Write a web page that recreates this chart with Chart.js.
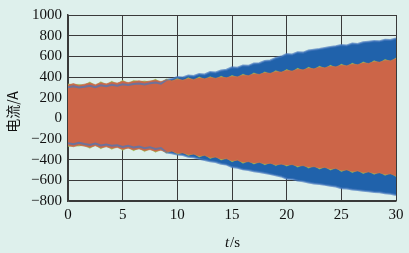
<!DOCTYPE html>
<html>
<head>
<meta charset="utf-8">
<script src="https://cdn.jsdelivr.net/npm/chart.js@4.4.1/dist/chart.umd.min.js"></script>
<style>
  html, body { margin: 0; padding: 0; background: #def0ec; }
  #wrap { width: 409px; height: 253px; }
</style>
</head>
<body>
<div id="wrap"><canvas id="chart" width="409" height="253"></canvas></div>
<script>
// time samples (s)
const times = [
  0, 0.5, 1, 1.5, 2, 2.5, 3, 3.5, 4, 4.5,
  5, 5.5, 6, 6.5, 7, 7.5, 8, 8.5, 9, 9.5,
  10, 10.5, 11, 11.5, 12, 12.5, 13, 13.5, 14, 14.5,
  15, 15.5, 16, 16.5, 17, 17.5, 18, 18.5, 19, 19.5,
  20, 20.5, 21, 21.5, 22, 22.5, 23, 23.5, 24, 24.5,
  25, 25.5, 26, 26.5, 27, 27.5, 28, 28.5, 29, 29.5,
  30
];

// envelope of the orange current (A)
const orangeTop = [
  322, 336, 318, 331, 342, 326, 345, 334, 350, 341,
  358, 346, 356, 364, 351, 362, 369, 356, 371, 364,
  377, 370, 384, 377, 390, 384, 394, 389, 398, 394,
  405, 403, 418, 414, 430, 426, 440, 436, 452, 448,
  462, 458, 474, 470, 484, 480, 494, 490, 503, 499,
  514, 510, 524, 520, 536, 532, 548, 544, 560, 558,
  576
];
const orangeBottom = [
  -262, -275, -258, -270, -281, -266, -285, -276, -290, -282,
  -300, -289, -304, -296, -312, -303, -318, -310, -326, -318,
  -338, -336, -350, -348, -364, -360, -378, -376, -394, -392,
  -410, -406, -424, -420, -432, -428, -440, -436, -448, -444,
  -452, -448, -462, -458, -472, -468, -480, -476, -490, -486,
  -504, -500, -514, -510, -524, -520, -532, -528, -542, -538,
  -556
];

// envelope of the green current (A), only peeks out here and there
const greenTop = [
  334, 330, 330, 325, 354, 320, 357, 328, 362, 335,
  370, 340, 368, 358, 363, 356, 381, 350, 383, 358,
  389, 364, 396, 371, 402, 378, 406, 383, 410, 388,
  417, 397, 430, 408, 442, 420, 452, 430, 464, 442,
  474, 452, 486, 464, 496, 474, 506, 484, 515, 493,
  526, 504, 536, 514, 548, 526, 560, 538, 572, 552,
  586
];
const greenBottom = [
  -274, -269, -270, -264, -293, -260, -297, -270, -302, -276,
  -312, -283, -316, -290, -324, -297, -330, -304, -338, -312,
  -350, -330, -362, -342, -376, -354, -390, -370, -406, -386,
  -422, -400, -436, -414, -444, -422, -452, -430, -460, -438,
  -464, -442, -474, -452, -484, -462, -492, -470, -502, -480,
  -516, -494, -526, -504, -536, -514, -544, -522, -554, -532,
  -566
];

// envelope of the blue current (A)
const blueTop = [
  300, 310, 298, 306, 316, 302, 320, 310, 324, 316,
  330, 322, 332, 338, 328, 340, 346, 336, 372, 380,
  400, 396, 414, 410, 428, 424, 448, 444, 462, 470,
  494, 490, 512, 508, 530, 534, 556, 560, 584, 598,
  622, 618, 640, 636, 656, 664, 670, 680, 690, 698,
  710, 706, 724, 720, 736, 742, 748, 746, 760, 758,
  772
];
const blueBottom = [
  -240, -250, -236, -248, -258, -244, -262, -254, -266, -260,
  -278, -266, -282, -274, -290, -280, -296, -288, -330, -338,
  -350, -356, -372, -376, -392, -404, -416, -422, -440, -448,
  -472, -478, -494, -500, -512, -520, -530, -540, -552, -562,
  -584, -588, -602, -610, -620, -630, -636, -644, -652, -660,
  -676, -680, -688, -694, -700, -706, -712, -716, -724, -730,
  -742
];

const xTicks = [0, 5, 10, 15, 20, 25, 30];
const yTicks = [-800, -600, -400, -200, 0, 200, 400, 600, 800, 1000];

const toPoints = (vals) => vals.map((v, i) => ({ x: times[i], y: v }));

function band(vals, color, edge, width, fill) {
    return {
        data: toPoints(vals),
        borderColor: edge,
        backgroundColor: color,
        borderWidth: width,
        pointRadius: 0,
        tension: 0,
        fill: fill
    };
}

// axis titles drawn by hand (italic t, rotated Chinese label)
const titlePlugin = {
    id: 'titles',
    afterDraw(chart) {
        const ctx = chart.ctx;
        const area = chart.chartArea;
        ctx.save();
        ctx.fillStyle = '#111';
        ctx.textBaseline = 'middle';

        // x title: t/s
        const italic = 'italic 15px "Liberation Serif"';
        const normal = '15px "Liberation Serif"';
        ctx.font = italic;
        const wT = ctx.measureText('t').width;
        ctx.font = normal;
        const wS = ctx.measureText('/s').width;
        let x = 232 - (wT + wS) / 2;
        ctx.textAlign = 'left';
        ctx.font = italic;
        ctx.fillText('t', x, 243);
        ctx.font = normal;
        ctx.fillText('/s', x + wT + 1, 243);

        // y title
        ctx.translate(13, (area.top + area.bottom) / 2 + 4);
        ctx.rotate(-Math.PI / 2);
        ctx.textAlign = 'center';
        ctx.font = '14px "Noto Sans CJK SC"';
        ctx.fillText('电流/A', 0, 0);
        ctx.restore();
    }
};

const gridColor = '#3a3a3a';

new Chart(document.getElementById('chart'), {
    type: 'line',
    data: {
        datasets: [
            band(orangeTop, '#cc6548', 'rgba(204,101,72,0.6)', 1, '+1'),
            band(orangeBottom, '#cc6548', 'rgba(204,101,72,0.6)', 1, false),
            band(greenTop, '#9cbf55', 'rgba(156,191,85,0.4)', 0.5, '+1'),
            band(greenBottom, '#9cbf55', 'rgba(156,191,85,0.4)', 0.5, false),
            band(blueTop, '#2062ab', 'rgba(70,120,190,0.7)', 2, '+1'),
            band(blueBottom, '#2062ab', 'rgba(70,120,190,0.7)', 2, false)
        ]
    },
    options: {
        responsive: false,
        animation: false,
        layout: { padding: { top: 10, right: 13, left: 0, bottom: 0 } },
        plugins: {
            legend: { display: false },
            tooltip: { enabled: false },
            filler: { drawTime: 'beforeDatasetsDraw' }
        },
        scales: {
            x: {
                type: 'linear',
                min: 0,
                max: 30,
                afterBuildTicks: (axis) => { axis.ticks = xTicks.map(v => ({ value: v })); },
                afterFit: (axis) => { axis.height = 52; },
                grid: { color: gridColor, lineWidth: 1, drawTicks: false },
                border: { color: gridColor, width: 1.5 },
                ticks: {
                    color: '#111',
                    padding: 5,
                    maxRotation: 0,
                    autoSkip: false,
                    font: { family: 'Liberation Serif', size: 15 }
                }
            },
            y: {
                min: -800,
                max: 1000,
                afterBuildTicks: (axis) => { axis.ticks = yTicks.map(v => ({ value: v })); },
                afterFit: (axis) => { axis.width = 68; },
                grid: { color: gridColor, lineWidth: 1, drawTicks: false },
                border: { color: gridColor, width: 1.5 },
                ticks: {
                    color: '#111',
                    padding: 6,
                    autoSkip: false,
                    font: { family: 'Liberation Serif', size: 15 },
                    callback: (v) => String(v).replace('-', '\u2212')
                }
            }
        }
    },
    plugins: [titlePlugin]
});
</script>
</body>
</html>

════════════════════

◆ Written exercise
The material above holds pictures; copy everything else in it exactly.

◆ Task result
Write a web page that recreates this chart with Chart.js.
<!DOCTYPE html>
<html>
<head>
<meta charset="utf-8">
<script src="https://cdn.jsdelivr.net/npm/chart.js@4.4.1/dist/chart.umd.min.js"></script>
<style>
  html, body { margin: 0; padding: 0; background: #def0ec; }
  #wrap { width: 409px; height: 253px; }
</style>
</head>
<body>
<div id="wrap"><canvas id="chart" width="409" height="253"></canvas></div>
<script>
// time samples (s)
const times = [
  0, 0.5, 1, 1.5, 2, 2.5, 3, 3.5, 4, 4.5,
  5, 5.5, 6, 6.5, 7, 7.5, 8, 8.5, 9, 9.5,
  10, 10.5, 11, 11.5, 12, 12.5, 13, 13.5, 14, 14.5,
  15, 15.5, 16, 16.5, 17, 17.5, 18, 18.5, 19, 19.5,
  20, 20.5, 21, 21.5, 22, 22.5, 23, 23.5, 24, 24.5,
  25, 25.5, 26, 26.5, 27, 27.5, 28, 28.5, 29, 29.5,
  30
];

// envelope of the orange current (A)
const orangeTop = [
  322, 336, 318, 331, 342, 326, 345, 334, 350, 341,
  358, 346, 356, 364, 351, 362, 369, 356, 371, 364,
  377, 370, 384, 377, 390, 384, 394, 389, 398, 394,
  405, 403, 418, 414, 430, 426, 440, 436, 452, 448,
  462, 458, 474, 470, 484, 480, 494, 490, 503, 499,
  514, 510, 524, 520, 536, 532, 548, 544, 560, 558,
  576
];
const orangeBottom = [
  -262, -275, -258, -270, -281, -266, -285, -276, -290, -282,
  -300, -289, -304, -296, -312, -303, -318, -310, -326, -318,
  -338, -336, -350, -348, -364, -360, -378, -376, -394, -392,
  -410, -406, -424, -420, -432, -428, -440, -436, -448, -444,
  -452, -448, -462, -458, -472, -468, -480, -476, -490, -486,
  -504, -500, -514, -510, -524, -520, -532, -528, -542, -538,
  -556
];

// envelope of the green current (A), only peeks out here and there
const greenTop = [
  334, 330, 330, 325, 354, 320, 357, 328, 362, 335,
  370, 340, 368, 358, 363, 356, 381, 350, 383, 358,
  389, 364, 396, 371, 402, 378, 406, 383, 410, 388,
  417, 397, 430, 408, 442, 420, 452, 430, 464, 442,
  474, 452, 486, 464, 496, 474, 506, 484, 515, 493,
  526, 504, 536, 514, 548, 526, 560, 538, 572, 552,
  586
];
const greenBottom = [
  -274, -269, -270, -264, -293, -260, -297, -270, -302, -276,
  -312, -283, -316, -290, -324, -297, -330, -304, -338, -312,
  -350, -330, -362, -342, -376, -354, -390, -370, -406, -386,
  -422, -400, -436, -414, -444, -422, -452, -430, -460, -438,
  -464, -442, -474, -452, -484, -462, -492, -470, -502, -480,
  -516, -494, -526, -504, -536, -514, -544, -522, -554, -532,
  -566
];

// envelope of the blue current (A)
const blueTop = [
  300, 310, 298, 306, 316, 302, 320, 310, 324, 316,
  330, 322, 332, 338, 328, 340, 346, 336, 372, 380,
  400, 396, 414, 410, 428, 424, 448, 444, 462, 470,
  494, 490, 512, 508, 530, 534, 556, 560, 584, 598,
  622, 618, 640, 636, 656, 664, 670, 680, 690, 698,
  710, 706, 724, 720, 736, 742, 748, 746, 760, 758,
  772
];
const blueBottom = [
  -240, -250, -236, -248, -258, -244, -262, -254, -266, -260,
  -278, -266, -282, -274, -290, -280, -296, -288, -330, -338,
  -350, -356, -372, -376, -392, -404, -416, -422, -440, -448,
  -472, -478, -494, -500, -512, -520, -530, -540, -552, -562,
  -584, -588, -602, -610, -620, -630, -636, -644, -652, -660,
  -676, -680, -688, -694, -700, -706, -712, -716, -724, -730,
  -742
];

const xTicks = [0, 5, 10, 15, 20, 25, 30];
const yTicks = [-800, -600, -400, -200, 0, 200, 400, 600, 800, 1000];

const toPoints = (vals) => vals.map((v, i) => ({ x: times[i], y: v }));

function band(vals, color, edge, width, fill) {
    return {
        data: toPoints(vals),
        borderColor: edge,
        backgroundColor: color,
        borderWidth: width,
        pointRadius: 0,
        tension: 0,
        fill: fill
    };
}

// axis titles drawn by hand (italic t, rotated Chinese label)
const titlePlugin = {
    id: 'titles',
    afterDraw(chart) {
        const ctx = chart.ctx;
        const area = chart.chartArea;
        ctx.save();
        ctx.fillStyle = '#111';
        ctx.textBaseline = 'middle';

        // x title: t/s
        const italic = 'italic 15px "Liberation Serif"';
        const normal = '15px "Liberation Serif"';
        ctx.font = italic;
        const wT = ctx.measureText('t').width;
        ctx.font = normal;
        const wS = ctx.measureText('/s').width;
        let x = 232 - (wT + wS) / 2;
        ctx.textAlign = 'left';
        ctx.font = italic;
        ctx.fillText('t', x, 243);
        ctx.font = normal;
        ctx.fillText('/s', x + wT + 1, 243);

        // y title
        ctx.translate(13, (area.top + area.bottom) / 2 + 4);
        ctx.rotate(-Math.PI / 2);
        ctx.textAlign = 'center';
        ctx.font = '14px "Noto Sans CJK SC"';
        ctx.fillText('电流/A', 0, 0);
        ctx.restore();
    }
};

const gridColor = '#3a3a3a';

new Chart(document.getElementById('chart'), {
    type: 'line',
    data: {
        datasets: [
            band(orangeTop, '#cc6548', 'rgba(204,101,72,0.6)', 1, '+1'),
            band(orangeBottom, '#cc6548', 'rgba(204,101,72,0.6)', 1, false),
            band(greenTop, '#9cbf55', 'rgba(156,191,85,0.4)', 0.5, '+1'),
            band(greenBottom, '#9cbf55', 'rgba(156,191,85,0.4)', 0.5, false),
            band(blueTop, '#2062ab', 'rgba(70,120,190,0.7)', 2, '+1'),
            band(blueBottom, '#2062ab', 'rgba(70,120,190,0.7)', 2, false)
        ]
    },
    options: {
        responsive: false,
        animation: false,
        layout: { padding: { top: 10, right: 13, left: 0, bottom: 0 } },
        plugins: {
            legend: { display: false },
            tooltip: { enabled: false },
            filler: { drawTime: 'beforeDatasetsDraw' }
        },
        scales: {
            x: {
                type: 'linear',
                min: 0,
                max: 30,
                afterBuildTicks: (axis) => { axis.ticks = xTicks.map(v => ({ value: v })); },
                afterFit: (axis) => { axis.height = 52; },
                grid: { color: gridColor, lineWidth: 1, drawTicks: false },
                border: { color: gridColor, width: 1.5 },
                ticks: {
                    color: '#111',
                    padding: 5,
                    maxRotation: 0,
                    autoSkip: false,
                    font: { family: 'Liberation Serif', size: 15 }
                }
            },
            y: {
                min: -800,
                max: 1000,
                afterBuildTicks: (axis) => { axis.ticks = yTicks.map(v => ({ value: v })); },
                afterFit: (axis) => { axis.width = 68; },
                grid: { color: gridColor, lineWidth: 1, drawTicks: false },
                border: { color: gridColor, width: 1.5 },
                ticks: {
                    color: '#111',
                    padding: 6,
                    autoSkip: false,
                    font: { family: 'Liberation Serif', size: 15 },
                    callback: (v) => String(v).replace('-', '\u2212')
                }
            }
        }
    },
    plugins: [titlePlugin]
});
</script>
</body>
</html>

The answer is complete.